Agreed, bulk collection gets dominated by crap, which individually has little value.

But there's some absolutely essential priceless diamonds hidden in the crap. And they can't be found/known at the time of collection: only with the future development of other events & knowledge do they become retroactively evident. So you've got to collect & preserve as much as you practically can, or else great things are lost forever.

Further, even the mounds/magnitudes of crap can turn out to be important for understanding the past. Ads that annoyed readers at the time help communicate how people, & businesses, & technology were really operating – not just the self-serving stories people craft later. The most-fumbling and awkward early uses of a new medium – hypertext, or RealAudio, or Shockwave Flash, or whatever – reveal enduring lessons about the evolution of technology & culture, including roads-not-taken that could still hold promise.

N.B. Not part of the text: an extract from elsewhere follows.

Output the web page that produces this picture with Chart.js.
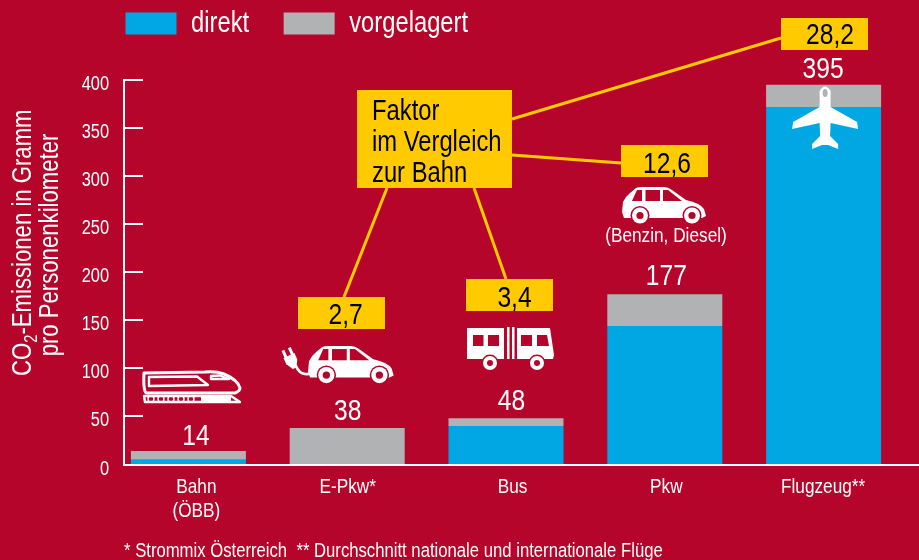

This shouldn't surprise us. Much of what we know of past civilizations comes from archeologists studying trash dumps that, via dumb luck, were well-preserved.

So if you tell me, "the Wayback Machine is a giant unedited trash heap of the internet", my response is: "Yes! That's the point! You get it!"


Some people discover much too late that there are some things they wish they could take back. Often before trying to get a better job or when trying to escape an abuser. Given the ramping up of attacks (legal and otherwise) on queer people, this is going to be a huge issue over the next decade or so.